CHALLENGE → Drop every picture. Then return, exactly, the lines from the beginning of the listing below through the one containing "font=dict(size=fs, color=text_color, family=font_family))".

DATASET SECTION →
■ ■ ■ ■ ■

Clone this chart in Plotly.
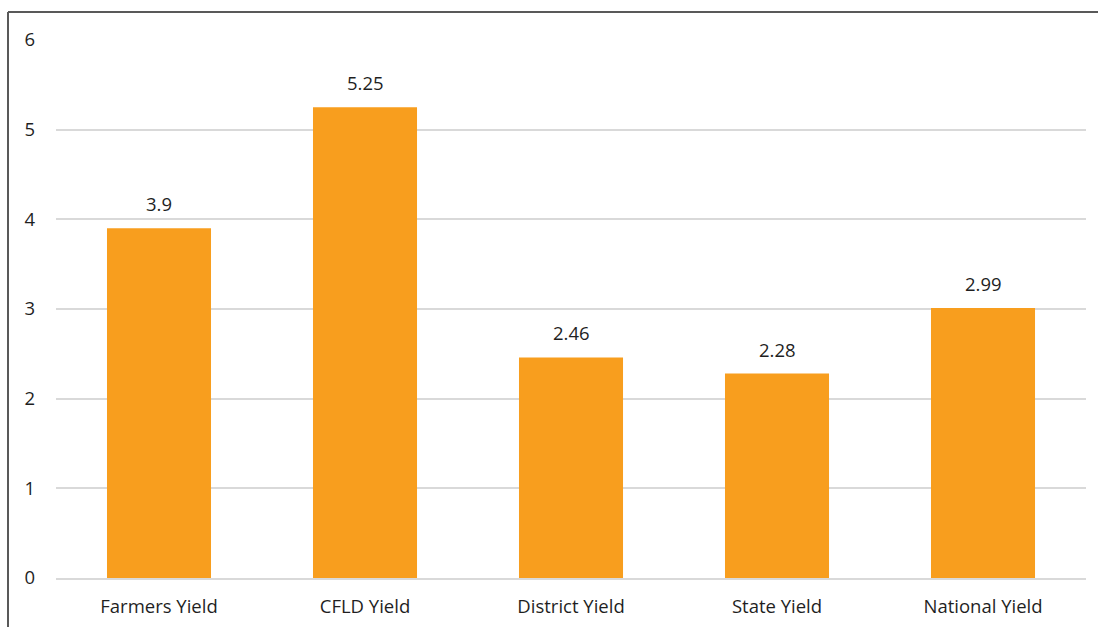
import plotly.graph_objects as go

categories = ["Farmers Yield", "CFLD Yield", "District Yield", "State Yield", "National Yield"]
values = [3.9, 5.25, 2.46, 2.28, 3.01]
value_labels = ["3.9", "5.25", "2.46", "2.28", "2.99"]
y_ticks = [0, 1, 2, 3, 4, 5, 6]

font_family = "Open Sans, Noto Sans, sans-serif"
text_color = "#1f1f1f"
fs = 18.5

fig = go.Figure()
fig.add_trace(go.Bar(
    x=categories, y=values,
    marker=dict(color="#F89E1E", line=dict(width=0)),
    hoverinfo="skip",
))

for c, v, lab in zip(categories, values, value_labels):
    fig.add_annotation(x=c, y=v, text=lab, showarrow=False, yanchor="bottom",
                       yshift=10, font=dict(size=fs, color=text_color, family=font_family))

fig.update_layout(
    width=1098, height=627,
    margin=dict(l=56, r=12, t=40, b=49),
    paper_bgcolor="white", plot_bgcolor="white",
    bargap=0.495,
    showlegend=False,
    font=dict(family=font_family, size=fs, color=text_color),
    xaxis=dict(showgrid=False, showline=True, linecolor="#D9D9D9", linewidth=2, automargin=False,
               ticks="", tickfont=dict(size=fs, color=text_color), ticklabelstandoff=11),
    yaxis=dict(range=[0, 6], tickvals=y_ticks, showgrid=True, gridcolor="#D9D9D9", gridwidth=1.5,
               zeroline=False, showline=False, ticks="", automargin=False,
               tickfont=dict(size=fs, color=text_color), ticklabelstandoff=20),
    shapes=[
        dict(type="line", xref="paper", yref="paper", x0=-48/1030, x1=1.02, y0=1+28/538, y1=1+28/538,
             line=dict(color="#595959", width=2)),
        dict(type="line", xref="paper", yref="paper", x0=-48/1030, x1=-48/1030, y0=1+28/538, y1=-0.1,
             line=dict(color="#595959", width=2)),
    ],
)

fig.write_html("out.html")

■ ■ ■ ■ ■

FINISHED ANSWER →
Clone this chart in Plotly.
import plotly.graph_objects as go

categories = ["Farmers Yield", "CFLD Yield", "District Yield", "State Yield", "National Yield"]
values = [3.9, 5.25, 2.46, 2.28, 3.01]
value_labels = ["3.9", "5.25", "2.46", "2.28", "2.99"]
y_ticks = [0, 1, 2, 3, 4, 5, 6]

font_family = "Open Sans, Noto Sans, sans-serif"
text_color = "#1f1f1f"
fs = 18.5

fig = go.Figure()
fig.add_trace(go.Bar(
    x=categories, y=values,
    marker=dict(color="#F89E1E", line=dict(width=0)),
    hoverinfo="skip",
))

for c, v, lab in zip(categories, values, value_labels):
    fig.add_annotation(x=c, y=v, text=lab, showarrow=False, yanchor="bottom",
                       yshift=10, font=dict(size=fs, color=text_color, family=font_family))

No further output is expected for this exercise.